• _DIRECTIONS FOR THIS TASK_: Pull out every line with the word "matplotlib".
-------- PROVIDED INFORMATION --------
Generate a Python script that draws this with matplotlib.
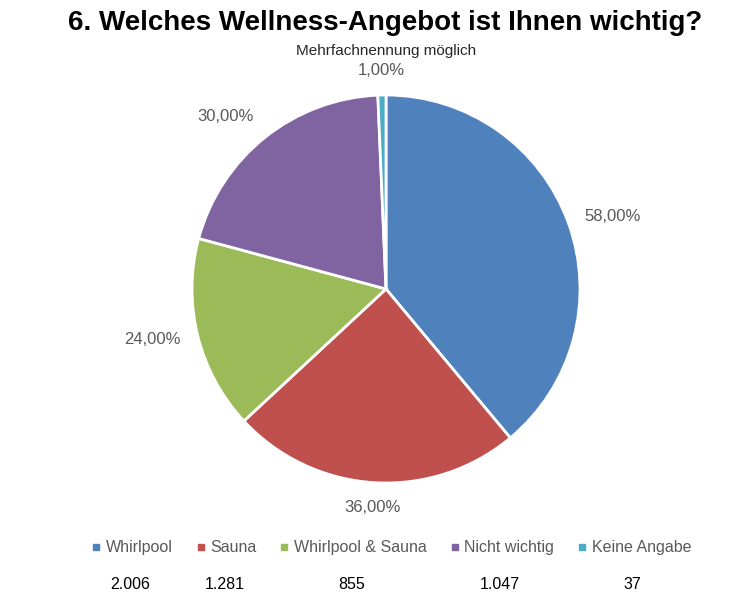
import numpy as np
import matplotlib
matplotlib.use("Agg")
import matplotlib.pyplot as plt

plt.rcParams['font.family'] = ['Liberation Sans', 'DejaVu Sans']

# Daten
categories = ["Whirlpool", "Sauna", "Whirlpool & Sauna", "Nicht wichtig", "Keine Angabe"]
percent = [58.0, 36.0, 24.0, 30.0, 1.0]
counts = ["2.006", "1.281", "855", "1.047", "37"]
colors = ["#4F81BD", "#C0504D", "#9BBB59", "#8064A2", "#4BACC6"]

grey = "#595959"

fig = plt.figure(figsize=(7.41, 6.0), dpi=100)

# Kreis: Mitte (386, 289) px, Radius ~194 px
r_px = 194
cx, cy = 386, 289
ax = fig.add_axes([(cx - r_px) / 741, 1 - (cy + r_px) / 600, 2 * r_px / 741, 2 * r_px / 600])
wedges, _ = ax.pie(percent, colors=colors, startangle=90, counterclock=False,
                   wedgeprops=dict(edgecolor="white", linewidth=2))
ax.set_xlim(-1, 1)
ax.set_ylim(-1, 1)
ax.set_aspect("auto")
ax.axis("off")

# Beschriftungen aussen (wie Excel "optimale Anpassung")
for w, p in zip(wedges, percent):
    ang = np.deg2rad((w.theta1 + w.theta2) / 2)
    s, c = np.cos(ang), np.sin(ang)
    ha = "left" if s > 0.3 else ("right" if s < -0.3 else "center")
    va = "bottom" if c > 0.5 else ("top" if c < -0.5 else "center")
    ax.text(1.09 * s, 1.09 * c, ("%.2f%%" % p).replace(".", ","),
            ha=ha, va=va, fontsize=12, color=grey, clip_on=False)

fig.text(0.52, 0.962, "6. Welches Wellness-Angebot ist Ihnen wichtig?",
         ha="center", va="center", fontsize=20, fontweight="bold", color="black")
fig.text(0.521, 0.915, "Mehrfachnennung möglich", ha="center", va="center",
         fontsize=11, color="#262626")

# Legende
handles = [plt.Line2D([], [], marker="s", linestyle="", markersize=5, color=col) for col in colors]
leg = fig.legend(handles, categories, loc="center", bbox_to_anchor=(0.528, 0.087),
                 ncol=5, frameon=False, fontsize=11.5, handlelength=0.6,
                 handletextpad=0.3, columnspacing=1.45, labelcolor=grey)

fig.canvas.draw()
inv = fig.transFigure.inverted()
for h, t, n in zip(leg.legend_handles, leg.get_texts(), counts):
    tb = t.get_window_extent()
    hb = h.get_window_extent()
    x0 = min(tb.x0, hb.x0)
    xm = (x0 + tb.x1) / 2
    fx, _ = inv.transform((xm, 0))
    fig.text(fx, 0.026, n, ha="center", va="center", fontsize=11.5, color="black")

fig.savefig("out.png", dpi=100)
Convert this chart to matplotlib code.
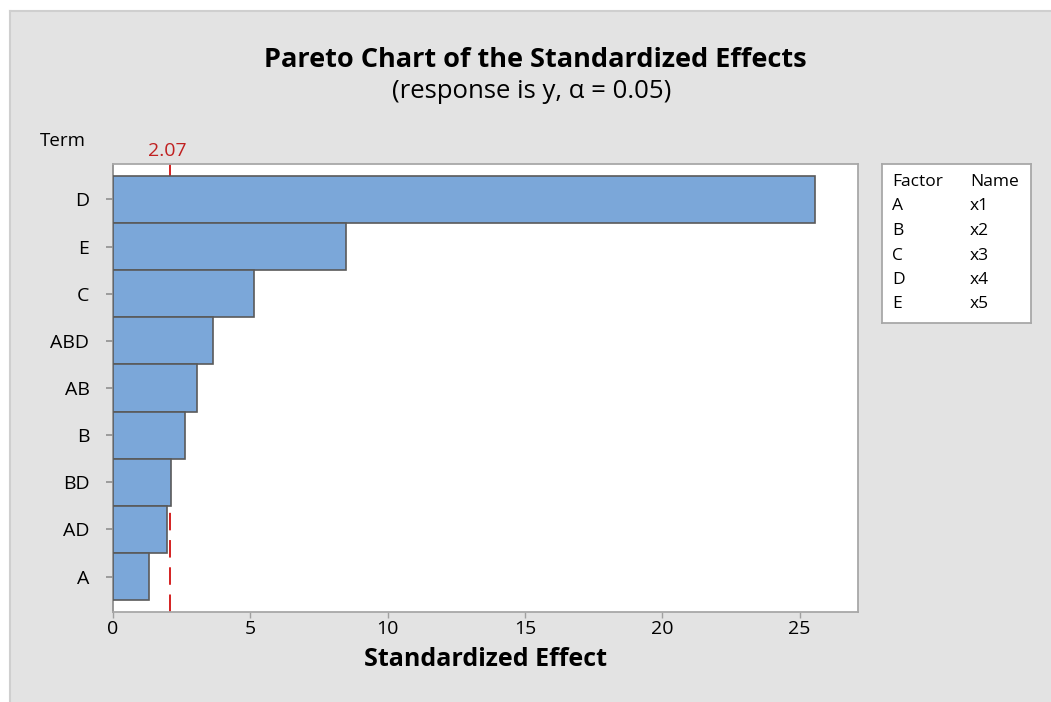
--------
• _EXERCISE ANSWER_:
Generate a Python script that draws this with matplotlib.
import matplotlib
matplotlib.use("Agg")
import matplotlib.pyplot as plt
Convert this chart to matplotlib code.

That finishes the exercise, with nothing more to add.